Paying income taxes on a variable salary can be done in a variety of ways, but how it is done depends on how the bonus is given to your employees. As employers you can withhold taxes at the time the bonus is given based on a flat tax rate or you can add their bonus in to their pay check and figure out the taxes on the larger amount. Or at the end of the year you can add up all of the bonuses that the employee has received and add it in to their gross income on their W-2. Let's look at a few examples of how taxes can be paid on a variable salary.

Example one:
Your company rewards its employees with a holiday bonus every year at Christmas, so you only have to worry about the extra taxing once a year. Because it is only done once a year you decide to withhold tax at the flat rate of twenty-eight percent.

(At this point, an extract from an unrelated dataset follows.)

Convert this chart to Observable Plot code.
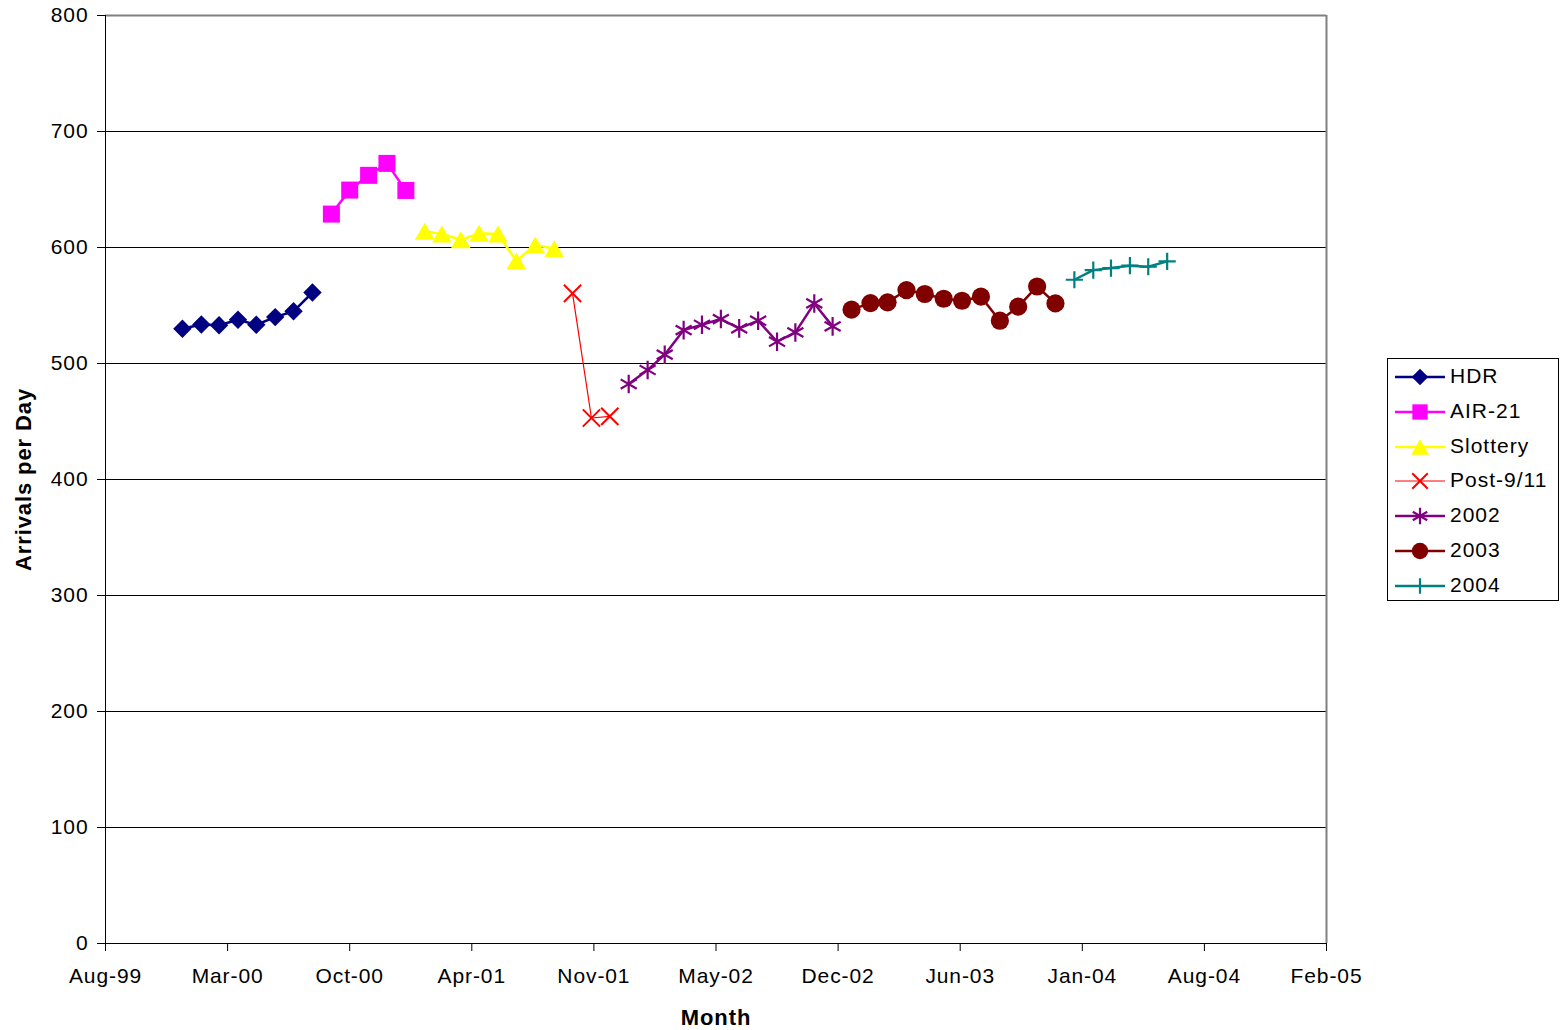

Because you have done that most likely your employees will have paid too much tax during the year, but that is better than having paid to little.

Example two:
Your company gives your employees a holiday bonus at Christmas time and bonuses once a month based on their amount of sales. Because you are given your employees bonuses on a regular basis your company has decided to add it in to their paychecks and determine the amount of taxes owed based on the higher amount. While this is not as easy to do as applying a fixed rate to the bonuses it is better in the long run for the employees because the employees are not having too much tax withheld, and it gives employees more of their own money. When you withhold at a flat rate it seems like over half of the bonus goes to income taxes.

Example three:
Your company gives your employees gift certificates to grocery stores at Thanksgiving, you give a cash bonus at Christmas time, and little other cash bonuses during the year. Because you are giving your employees cash it is harder to withhold taxes prior to given them the bonus. So what you need to do is to keep track of what you have given every employee and add it into their gross income at the end of the year so that they are responsible for paying taxes on their cash bonuses at the end of the year.